— BEGIN Items —
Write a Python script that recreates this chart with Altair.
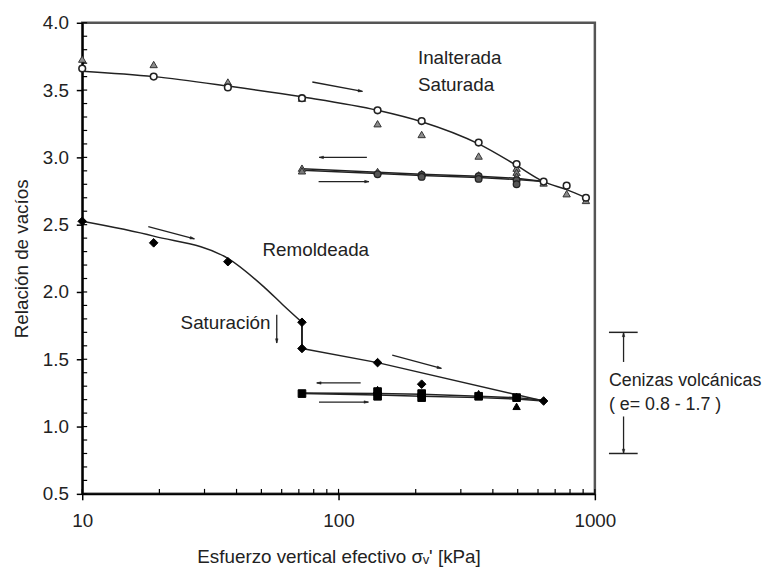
import math
import altair as alt
import pandas as pd

W, H = 518, 476
FONT = "Liberation Sans"
FS = 19
TXT = "#222"

# ---------------- data ----------------
# Inalterada / Saturada, loading branch
ina_x = [10, 19, 37, 72, 142, 211, 352, 495, 631, 776, 923]
ina_circle_e = [3.66, 3.60, 3.52, 3.44, 3.35, 3.27, 3.11, 2.95, 2.82, 2.79, 2.70]
ina_tri_e = [3.73, 3.69, 3.56, 3.44, 3.25, 3.17, 3.01, 2.92, 2.81, 2.73, 2.68]
ina_curve_x = [10, 19, 37, 72, 142, 211, 352, 495, 631, 776, 923]
ina_curve_e = [3.64, 3.60, 3.53, 3.45, 3.35, 3.265, 3.10, 2.94, 2.82, 2.76, 2.70]
# unloading / reloading branch (upper)
ina_unl_x = [631, 495, 352, 211, 142, 72]
ina_unl_e = [2.82, 2.845, 2.86, 2.875, 2.89, 2.915]
ina_rel_x = [72, 142, 211, 352, 495, 631]
ina_rel_e = [2.905, 2.88, 2.865, 2.85, 2.835, 2.82]
ina_unl_tri_x = [72, 72, 142, 211, 352, 495, 495]
ina_unl_tri_e = [2.92, 2.90, 2.895, 2.88, 2.87, 2.89, 2.86]
ina_rel_pt_x = [142, 211, 211, 352, 352, 495, 495]
ina_rel_pt_e = [2.875, 2.87, 2.855, 2.86, 2.84, 2.83, 2.80]

# Remoldeada
rem_x = [10, 19, 37, 72, 72, 142, 211, 631]
rem_e = [2.525, 2.365, 2.225, 1.775, 1.58, 1.475, 1.315, 1.19]
rem_curve_x = [10, 19, 37, 51, 61, 72]
rem_curve_e = [2.525, 2.415, 2.25, 2.04, 1.90, 1.775]
rem_vert_x = [72, 72]
rem_vert_e = [1.775, 1.58]
rem_line_x = [72, 142, 631]
rem_line_e = [1.58, 1.475, 1.19]
rem_unl_x = [631, 495, 352, 211, 142, 72]
rem_unl_e = [1.195, 1.215, 1.225, 1.24, 1.245, 1.25]
rem_rel_x = [72, 142, 211, 352, 495, 631]
rem_rel_e = [1.245, 1.235, 1.225, 1.215, 1.205, 1.19]
rem_sq_x = [72, 142, 142, 211, 211, 352, 495]
rem_sq_e = [1.245, 1.26, 1.225, 1.245, 1.215, 1.225, 1.215]
rem_tri_x = [142, 352, 495, 495]
rem_tri_e = [1.275, 1.245, 1.225, 1.15]

# arrows: (x_tail, e_tail, x_head, e_head)
arrows = [
    (79.0, 3.56, 124.0, 3.49),
    (129.0, 3.00, 84.0, 3.00),
    (83.6, 2.82, 131.5, 2.82),
    (18.1, 2.485, 27.4, 2.395),
    (162.0, 1.53, 252.0, 1.432),
    (122.0, 1.324, 82.2, 1.324),
    (83.9, 1.182, 130.8, 1.182),
    (57.4, 1.83, 57.4, 1.62),
    (1294, 1.48, 1294, 1.70),
    (1294, 1.075, 1294, 0.80),
]
bar_x1 = [1135, 1135]
bar_x2 = [1469, 1469]
bar_e = [1.70, 0.80]

labels_t = ["Inalterada", "Saturada", "Remoldeada", "Saturación"]
labels_x = [204, 204, 50.5, 24.2]
labels_e = [3.74, 3.54, 2.314, 1.77]
side_t = ["Cenizas volcánicas", "( e= 0.8 - 1.7 )"]
side_x = [1135, 1135]
side_e = [1.34, 1.162]

x_tick_vals = [10, 20, 30, 40, 50, 60, 70, 80, 90, 100,
               200, 300, 400, 500, 600, 700, 800, 900, 1000]
y_tick_vals = [round(0.5 + 0.1 * i, 1) for i in range(36)]
y_major = [0.5, 1.0, 1.5, 2.0, 2.5, 3.0, 3.5, 4.0]

# ---------------- helpers ----------------
def frame(xs, es, **extra):
    d = {"x": xs, "e": es}
    d.update(extra)
    return pd.DataFrame(d)

xscale = alt.Scale(type="log", domain=[10, 1000], nice=False)
yscale = alt.Scale(domain=[0.5, 4.0], nice=False, zero=False)

X = alt.X("x:Q", scale=xscale, axis=alt.Axis(
    values=[10, 100, 1000], format="d", grid=False,
    title="Esfuerzo vertical efectivo  σᵥ' [kPa]",
    tickSize=6, tickWidth=1.5, tickColor="black",
    domainColor="black", domainWidth=2,
    labelFont=FONT, labelFontSize=FS, labelColor=TXT, labelPadding=12,
    labelFlush=False, labelOverlap=False,
    titleFont=FONT, titleFontSize=FS, titleFontWeight="normal",
    titleColor=TXT, titlePadding=17))
Y = alt.Y("e:Q", scale=yscale, axis=alt.Axis(
    values=y_major, format=".1f", grid=False,
    title="Relación de vacíos",
    tickSize=6, tickWidth=1.5, tickColor="black",
    domainColor="black", domainWidth=2,
    labelFont=FONT, labelFontSize=FS, labelColor=TXT, labelPadding=8,
    labelFlush=False, labelOverlap=False,
    titleFont=FONT, titleFontSize=FS, titleFontWeight="normal",
    titleColor=TXT, titlePadding=11))

def line(xs, es, interp="linear", width=1.5):
    return alt.Chart(frame(xs, es, o=list(range(len(xs))))).mark_line(
        color="#222", strokeWidth=width, interpolate=interp
    ).encode(x=X, y=Y, order="o:Q")

def pts(xs, es, shape, fill, stroke, size, sw=1.0):
    return alt.Chart(frame(xs, es)).mark_point(
        shape=shape, filled=True, fill=fill, stroke=stroke,
        strokeWidth=sw, size=size, opacity=1
    ).encode(x=X, y=Y)

layers = []

# curves
layers.append(line(ina_curve_x, ina_curve_e, "monotone"))
layers.append(line(ina_unl_x, ina_unl_e))
layers.append(line(ina_rel_x, ina_rel_e))
layers.append(line(rem_curve_x, rem_curve_e, "monotone"))
layers.append(line(rem_vert_x, rem_vert_e, width=2))
layers.append(line(rem_line_x, rem_line_e))
layers.append(line(rem_unl_x, rem_unl_e))
layers.append(line(rem_rel_x, rem_rel_e))

# markers
layers.append(pts(ina_x, ina_tri_e, "triangle-up", "#8c8c8c", "#333", 55))
layers.append(pts(ina_unl_tri_x, ina_unl_tri_e, "triangle-up", "#7a7a7a", "#333", 55))
layers.append(pts(ina_rel_pt_x, ina_rel_pt_e, "circle", "#555", "#222", 45, 1.3))
layers.append(pts(ina_x, ina_circle_e, "circle", "white", "#222", 45, 1.6))
layers.append(pts(rem_tri_x, rem_tri_e, "triangle-up", "black", "black", 55))
layers.append(pts(rem_sq_x, rem_sq_e, "square", "black", "black", 60))
layers.append(pts(rem_x, rem_e, "diamond", "black", "black", 75))

# arrows
shaft_rows = []
head_rows = []
px_per_decade = W / 2.0
px_per_unit = H / 3.5
for i, (x1, e1, x2, e2) in enumerate(arrows):
    shaft_rows.append({"x": x1, "e": e1, "id": i, "o": 0})
    shaft_rows.append({"x": x2, "e": e2, "id": i, "o": 1})
    dx = (math.log10(x2) - math.log10(x1)) * px_per_decade
    dy = (e1 - e2) * px_per_unit
    ang = math.degrees(math.atan2(dy, dx)) % 360
    head_rows.append({"x": x2, "e": e2, "ang": ang})

layers.append(alt.Chart(pd.DataFrame(shaft_rows)).mark_line(
    color="#222", strokeWidth=1.3
).encode(x=X, y=Y, detail="id:N", order="o:Q"))
layers.append(alt.Chart(pd.DataFrame(head_rows)).mark_point(
    shape="M0,0L-2.2,-0.65L-2.2,0.65Z", filled=True, fill="#222",
    stroke="#222", strokeWidth=0.5, size=16, opacity=1
).encode(x=X, y=Y, angle=alt.Angle("ang:Q", scale=None)))

# bars of the range annotation
layers.append(alt.Chart(pd.DataFrame({"x": bar_x1, "x2": bar_x2, "e": bar_e})).mark_rule(
    color="#222", strokeWidth=1.5
).encode(x=X, x2="x2:Q", y=Y))

# texts
layers.append(alt.Chart(frame(labels_x, labels_e, t=labels_t)).mark_text(
    align="left", baseline="middle", font=FONT, fontSize=FS, color=TXT
).encode(x=X, y=Y, text="t:N"))
layers.append(alt.Chart(frame(side_x, side_e, t=side_t)).mark_text(
    align="left", baseline="middle", font=FONT, fontSize=18, color=TXT
).encode(x=X, y=Y, text="t:N"))

# inner (minor) ticks
layers.append(alt.Chart(pd.DataFrame({"x": x_tick_vals})).mark_rule(
    color="black", strokeWidth=1.2
).encode(x=X, y=alt.value(H), y2=alt.value(H - 5)))
layers.append(alt.Chart(pd.DataFrame({"e": y_tick_vals})).mark_rule(
    color="black", strokeWidth=1.2
).encode(y=Y, x=alt.value(0), x2=alt.value(5)))

chart = alt.layer(*layers).properties(
    width=W, height=H,
    padding={"left": 75, "top": 12, "right": 180, "bottom": 74},
    autosize=alt.AutoSizeParams(type="none"),
).configure_view(stroke="#555", strokeWidth=2.5)

chart.save("out.html", embed_options={"renderer": "svg", "actions": False})
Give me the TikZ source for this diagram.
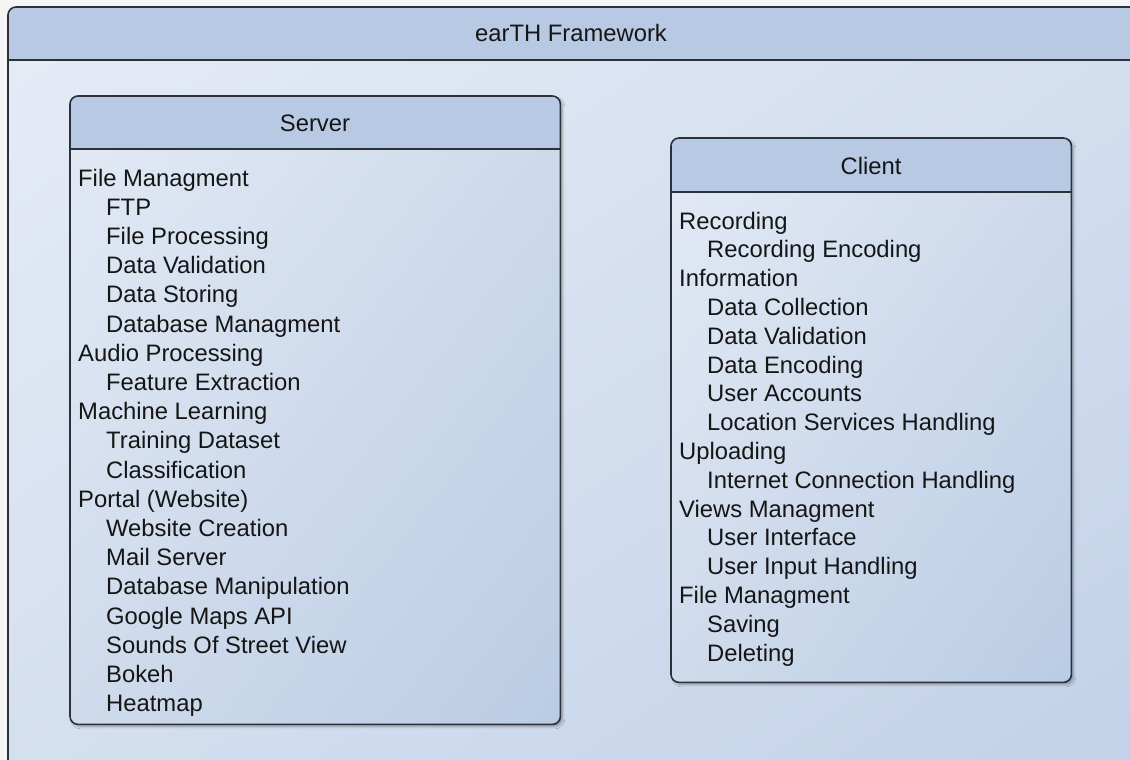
\documentclass[tikz,border=0pt]{standalone}
\usepackage{fontspec}
\setmainfont{Liberation Sans}
\usetikzlibrary{shadows.blur,shadings}
\definecolor{edgec}{HTML}{2B3039}
\definecolor{headc}{HTML}{B8CAE3}
\definecolor{bodyA}{HTML}{E3EAF5}
\definecolor{bodyB}{HTML}{BACCE4}
\definecolor{bodyM}{HTML}{CFDBEC}
\definecolor{outA}{HTML}{E6ECF6}
\definecolor{outB}{HTML}{C2D1E8}
\definecolor{outM}{HTML}{D4DFEF}
\definecolor{bgc}{HTML}{F5F5F5}
\definecolor{textc}{HTML}{151515}
\tikzset{
  txt/.style={font=\fontsize{23.8}{28}\selectfont, inner sep=0pt, text=textc},
  itemtxt/.style={txt, anchor=base west},
  titletxt/.style={txt, anchor=base},
  panelbody/.style={rectangle, anchor=north west, inner sep=0pt, rounded corners=8pt,
     upper left=bodyA, lower right=bodyB, upper right=bodyM, lower left=bodyM},
  panelshadow/.style={blur shadow={shadow xshift=2.5pt, shadow yshift=-2.5pt, shadow blur steps=6, shadow opacity=30}},
  framebody/.style={rectangle, anchor=north west, inner sep=0pt, rounded corners=8pt,
     upper left=outA, lower right=outB, upper right=outM, lower left=outM},
  border/.style={draw=edgec, line width=1.6pt, rounded corners=8pt},
  divider/.style={draw=edgec, line width=1.6pt},
}
\begin{document}
\begin{tikzpicture}[x=1pt,y=-1pt]
\useasboundingbox (0,0) rectangle (1130,760);
\clip (0,0) rectangle (1130,760);
\fill[bgc] (0,0) rectangle (1130,760);

% outer frame
\node[framebody, minimum width=1140pt, minimum height=770pt] (frame) at (8,7) {};
\begin{scope}
  \clip (0,0) rectangle (1130,60);
  \fill[headc, rounded corners=8pt] (8,7) rectangle (1150,90);
\end{scope}
\draw[divider] (frame.west |- 0,60) -- (frame.east |- 0,60);
\draw[border] (frame.north west) rectangle (frame.south east);
\node[titletxt] (frametitle) at (571,42) {earTH Framework};

% server panel
\node[panelbody, panelshadow, minimum width=490pt, minimum height=628pt] (server) at (70,96) {};
\begin{scope}
  \clip (70,96) rectangle (560,149);
  \fill[headc, rounded corners=8pt] (70,96) rectangle (560,170);
\end{scope}
\draw[divider] (server.west |- 0,149) -- (server.east |- 0,149);
\draw[border] (server.north west) rectangle (server.south east);
\node[titletxt] (servertitle) at (315,131) {Server};
\foreach \t/\l [count=\i from 0] in {File Managment/0, FTP/1, File Processing/1, Data Validation/1,
  Data Storing/1, Database Managment/1, Audio Processing/0, Feature Extraction/1,
  Machine Learning/0, Training Dataset/1, Classification/1, Portal (Website)/0,
  Website Creation/1, Mail Server/1, Database Manipulation/1, Google Maps API/1,
  Sounds Of Street View/1, Bokeh/1, Heatmap/1}
  \node[itemtxt] (s\i) at ({78+28*\l},{186+29.2*\i}) {\t};

% client panel
\node[panelbody, panelshadow, minimum width=400pt, minimum height=544pt] (client) at (671,138) {};
\begin{scope}
  \clip (671,138) rectangle (1071,192);
  \fill[headc, rounded corners=8pt] (671,138) rectangle (1071,210);
\end{scope}
\draw[divider] (client.west |- 0,192) -- (client.east |- 0,192);
\draw[border] (client.north west) rectangle (client.south east);
\node[titletxt] (clienttitle) at (871,174) {Client};
\foreach \t/\l [count=\i from 0] in {Recording/0, Recording Encoding/1, Information/0,
  Data Collection/1, Data Validation/1, Data Encoding/1, User Accounts/1,
  Location Services Handling/1, Uploading/0, Internet Connection Handling/1,
  Views Managment/0, User Interface/1, User Input Handling/1, File Managment/0,
  Saving/1, Deleting/1}
  \node[itemtxt] (c\i) at ({679+28*\l},{229+28.8*\i}) {\t};
\end{tikzpicture}
\end{document}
— END Items —
• **Requirements**: Look above for every line with the word "this" and copy it.

• **Full output**:
Write a Python script that recreates this chart with Altair.
Give me the TikZ source for this diagram.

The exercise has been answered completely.